Scribe-Data
Scribe-Data copied to clipboard
Expand Swedish data queries
Terms
- [X] I have searched open and closed feature requests
- [X] I agree to follow Scribe-Data's Code of Conduct
Description
This issue would look into expanding the src/scribe_data/language_data_extraction/Swedish files with as much data as are possible from the current data on Wikidata. We can use code for getting data from other languages, and from there we can check Swedish data on Wikidata for what conjugations are available. We can then expand the query with optional selections of certain forms as is done in other SPARQL queries. The query can be tried on the Wikidata Query Service UI during development :)
Data types to include:
- [x] Nouns
- [x] Verbs
- [ ] Adjectives
- [ ] Adverbs
- [ ] Prepositions
- [x] Emoji keywords
Contribution
This is a Feature i am willing to work on
@GicharuElvis shall I work on this?
@GicharuElvis made this for themselves, @Khushalsarode, but you can look for another language and make a similar issue for yourself. Maybe German or Spanish still needs adjectives?
Thank you @andrewtavis . I'll work on it. I'll reach out incase of anything
@GicharuElvis made this for themselves, @Khushalsarode, but you can look for another language and make a similar issue for yourself. Maybe German or Spanish still needs adjectives?
Sure! No problem, I didn't saw anyone assigned that why I commented! I will take other issues @andrewtavis
No stress, @Khushalsarode! Appreciate your interest! :)
Just added a list of data types that we want to include to this issue :) Have marked those that are already done or have PRs open, and we can work on the others 😊 If the data type can't work, then we can move to the others and open up specific issues later :)
Thank you, i'll have a look at them
Some suggestions on how to improve the Swedish adjectives query that was just merged, @GicharuElvis, which is coming from a post I did in the Data channel on Matrix. This is the process that I do to work on queries from the base query that just returns the Wikidata lexeme ID and lemma:
- Let's take for example the query for Slovak adjectives src/scribe_data/language_data_extraction/Slovak/adjectives/query_adjectives.sparql
- Let's take this query over to query.wikidata.org, but with one edit to return to lexeme URI via
?lexeme- You can see the edited query in the Wikidata Query Service here
- Note that it includes
?lexeme
- Run the query and look at the results
- Click on the first result, which will be random, and for me was wikidata.org/wiki/Lexeme:L238355
- This is the Slovak adjective
slovenský(the adjective conveniently means Slovak) - This is the base adjective, but in Slovak specifically we need to also get forms for the adjectives as they're different based on if the thing is masculine, feminine, etc
- You can see all of these other forms on the Wikidata page when you scroll down
- There are forms based on masculine vs. feminine, singular vs. plural and the case that's used
- These are the forms that we also want to include in our data outputs
- This is the Slovak adjective
- Not all data types for languages have forms on them, but it helps to check if the forms are there beforehand so we don't miss them
- An example of a query with tons of forms is src/scribe_data/language_data_extraction/Estonian/adverbs/query_adverbs_1.sparql
- Slovak is similar to Estonian in these regards, that there are many forms and they're complex (combinations of four properties like feminine, singular, etc)

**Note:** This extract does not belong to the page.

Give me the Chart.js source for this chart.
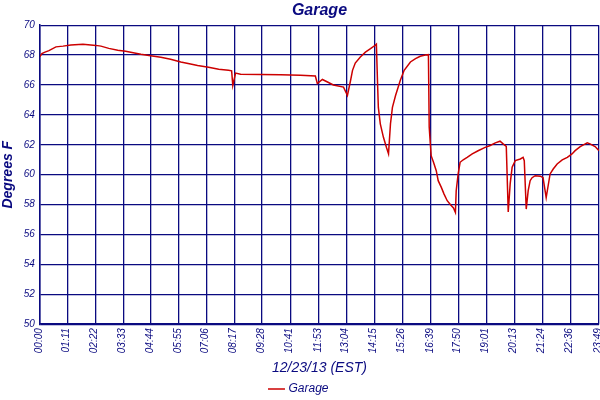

- We need to construct forms with an optional selection that includes all the properties that are on the form
- For the first form in the adjective above
slovenskýwe need to find the Wikidata QIDs for masculine, nominative case, singular, positive - Then put these within the optional selection to get the form in a way that the returned value is unique
Note that in queries we ideally would not have SELECT DISTINCT, GROUP BY or anything else to combine the results of the query - i.e. it should be one row per lexeme. We can do this by making sure we include all properties on the form so we don't overlap, and we can also filter based on a language or also FILTER NOT EXISTS to say that we don't want a specific property.
Hope this helps! Please let us know if there are any questions :) Would be great if you took the above and tried to expand the Swedish adjectives query 😊
Thank you @andrewtavis Question. At what point do we use the second option over the lexeme
Seems everything is all set here
That it is, @GicharuElvis 😊 Thanks for the work here!
Sure, anytime. Let me look for more!